Personality & Uniqueness

Personality is the unique self-expression of the individual. There are innumerable more sophisticated and complex definitions of personality, but this provides a good starting point. This self-expression may be internal or external, private or public. A companion assumption is that each person chooses his or her self-expression, and no person will be anyone that s/he isn't or cannot be. Everyone will always be who they really are capable of being at any given moment in time. These assumptions remind that all persons are involved in adjusting to whatever their versions of reality or experience happen to be, and they truly are doing their momentary best!

It is impossible for any individual to express him or herself completely (and it would be very boring, even if it were possible). Therefore, to know another person completely is also an impossibility.
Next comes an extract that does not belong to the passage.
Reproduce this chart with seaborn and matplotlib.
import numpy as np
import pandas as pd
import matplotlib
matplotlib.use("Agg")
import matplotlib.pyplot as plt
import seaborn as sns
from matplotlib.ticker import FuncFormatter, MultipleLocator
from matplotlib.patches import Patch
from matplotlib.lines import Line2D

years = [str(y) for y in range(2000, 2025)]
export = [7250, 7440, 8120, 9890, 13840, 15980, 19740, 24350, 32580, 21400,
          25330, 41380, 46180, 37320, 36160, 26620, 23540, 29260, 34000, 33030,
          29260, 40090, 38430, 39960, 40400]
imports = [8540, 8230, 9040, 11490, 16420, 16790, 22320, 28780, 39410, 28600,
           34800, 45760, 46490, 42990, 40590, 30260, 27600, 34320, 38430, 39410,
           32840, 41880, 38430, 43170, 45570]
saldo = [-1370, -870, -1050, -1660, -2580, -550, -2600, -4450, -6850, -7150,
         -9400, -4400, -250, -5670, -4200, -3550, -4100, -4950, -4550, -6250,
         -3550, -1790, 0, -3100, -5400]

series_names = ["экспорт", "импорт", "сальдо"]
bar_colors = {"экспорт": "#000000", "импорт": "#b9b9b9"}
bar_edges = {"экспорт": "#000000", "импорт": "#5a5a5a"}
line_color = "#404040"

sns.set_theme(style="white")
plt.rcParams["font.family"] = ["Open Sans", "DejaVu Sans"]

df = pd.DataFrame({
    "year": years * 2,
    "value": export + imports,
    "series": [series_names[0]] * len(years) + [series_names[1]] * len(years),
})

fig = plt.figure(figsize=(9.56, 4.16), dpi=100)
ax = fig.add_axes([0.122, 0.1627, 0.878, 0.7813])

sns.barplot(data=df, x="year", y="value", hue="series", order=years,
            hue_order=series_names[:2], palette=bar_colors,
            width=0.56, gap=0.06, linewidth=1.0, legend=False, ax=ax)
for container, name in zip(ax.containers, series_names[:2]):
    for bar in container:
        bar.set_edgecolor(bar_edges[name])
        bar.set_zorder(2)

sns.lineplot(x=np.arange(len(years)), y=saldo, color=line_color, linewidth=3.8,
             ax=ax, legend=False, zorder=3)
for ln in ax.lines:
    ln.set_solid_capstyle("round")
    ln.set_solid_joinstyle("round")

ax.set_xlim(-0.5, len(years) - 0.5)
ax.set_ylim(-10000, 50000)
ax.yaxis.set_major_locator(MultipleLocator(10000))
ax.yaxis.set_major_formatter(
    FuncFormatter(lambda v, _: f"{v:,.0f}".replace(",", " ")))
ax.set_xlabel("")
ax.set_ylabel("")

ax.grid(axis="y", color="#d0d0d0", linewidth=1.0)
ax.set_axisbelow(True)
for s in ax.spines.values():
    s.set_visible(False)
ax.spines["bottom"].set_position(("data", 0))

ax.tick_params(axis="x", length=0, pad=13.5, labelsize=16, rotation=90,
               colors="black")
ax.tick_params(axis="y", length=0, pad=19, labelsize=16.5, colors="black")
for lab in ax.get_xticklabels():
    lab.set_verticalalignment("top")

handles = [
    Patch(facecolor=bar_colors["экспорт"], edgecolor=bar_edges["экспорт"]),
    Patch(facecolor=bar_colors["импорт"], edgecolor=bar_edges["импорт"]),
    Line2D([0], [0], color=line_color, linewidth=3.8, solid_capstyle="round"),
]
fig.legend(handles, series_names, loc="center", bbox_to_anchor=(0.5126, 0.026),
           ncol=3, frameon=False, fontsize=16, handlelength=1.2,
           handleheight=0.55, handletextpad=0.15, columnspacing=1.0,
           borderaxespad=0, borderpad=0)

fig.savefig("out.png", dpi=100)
The crucial question then becomes, "What am I going to do with that measure of incomplete self-expression confronting me in this particular person and situation? or, "What will I do to respond adequately now, today, to promote further, more complete self-expression and growth in myself and other individuals?"

Responsibility can mean cultivating the capacity and repertoire to respond as adequately as one can, and does not automatically mean meeting another's expectations or behaving in a "socially correct" manner. In fact, it may frequently mean behaving in unexpected or novel ways, especially if high value is placed upon challenging stereotypes and encouraging others to think about their assumptions and how they relate. Harry Stack Sullivan referred to this as "upending expectancies" which others may hold, in order to encourage personal growth. In THE PSYCHIATRIC INTERVIEW he also suggested relating to other persons with an attitude of "undecorated respect".